Mansfield Fox

Law student. Yankees fan. Massive fraggle. Just living the American dream.

Monday, June 28, 2004

ANOTHER GOOD MOORE GUT-SHOT (DON'T LOSE YOUR HAND!) This New Republic piece makes a few good points about Fahrenheit 9/11 and it's creator. The first is that the movie, particularly in its second half in which it focuses on the suffering of a mother whose son has just died in Iraq, attempts to conflate two essentially unrelated questions. The first is Was the war in Iraq (and the war in Afghanistan) justified? The second is Is the United States military constituted in a just way? These are fundamentally different questions, and a no to the latter doesn't necessarily mean a no to the former. (Beg to differ? Consider: World War II was fought by a segregated military, and the Union army in the Civil War was raised in part by a draft that the rich could buy out of. Were either unjust wars as a result?)

The second point the author makes is that Moore doesn't seek to explore the question of why America's army is comprised so heavily of the poor and lower middle class; he simply pretends to explore it while using it to score polemical points (see Columbine, Bowling for, minutes one through 120). Of course, if he did, he might discover that the blame for the lopsidedness of military service in this country lies in no small part with the people who make up his own fan-base: upper-middle and upper-class professionals who perpetuate a culture that insists that military service is simply beneath the status of themselves and their children. When I tried to join the army a little over a year ago, I was shocked to discover how many people were shocked that I was even considering it. The idea that, in an age when our country was at war, a war that had reached our home soil, I would consider taking a few years off between college and law school seemed incomprehensible to them. Surely I was joking, or at least had some ulterior motive (political ambition being the most frequently theorized - I confess it's true: I long to someday be a small-town alderman). It's not only congressmen whose sons aren't bleeding in Iraq; how many of Moore's friends have children in the military? I mean his current social circle on the Upper West Side, not the good people of Flint who get dusted off every time our cinematic Pantagruel needs to seem authentic. There's a solution to the class imbalance in the military: it's for all those upper-middle class Michael Moore fans who're upset about class imbalance in the military to get off their collective ass and enlist in the damn military. C'mon, folks: think globally, act locally!

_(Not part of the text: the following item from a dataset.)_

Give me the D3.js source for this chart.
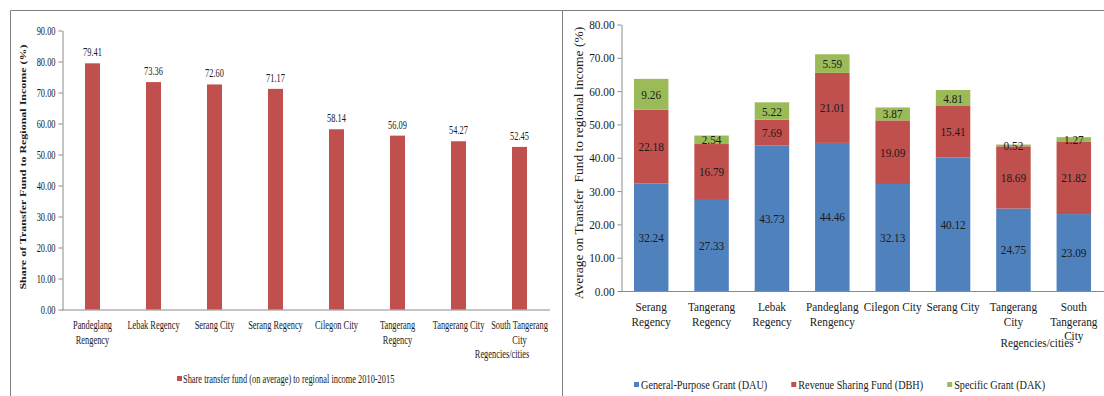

The third point is that the respectable Left is increasingly coming to view Moore through the "he may be a sonofabitch, but he's our sonofabitch" lens. You see it in this Slate review too. The basic point seems to be "Sure, his movies are filled with lies, distortions and looney conspiracy theories, but he raises some important issues for discussion along with the dreck, and to the extent that anyone is actually taken in by his nonsense they'll be driven to vote against Bush, which is a good thing. And anyway, the Right has its own lie-propagating attack machine. It's important we can respond in kind." Of course, the last 20-odd years have suggested that having "our sonofabitch" maybe isn't that great an idea after all. (see Hussein, Saddam; Noriega, Manuel; Marcos, Ferdinand; et al) As Mark Steyn put it, "He may be our sonofabitch, but he's a sonofabitch."

Of course, I haven't seen the movie. Many others have. Are my non-impressed impressions on point at all?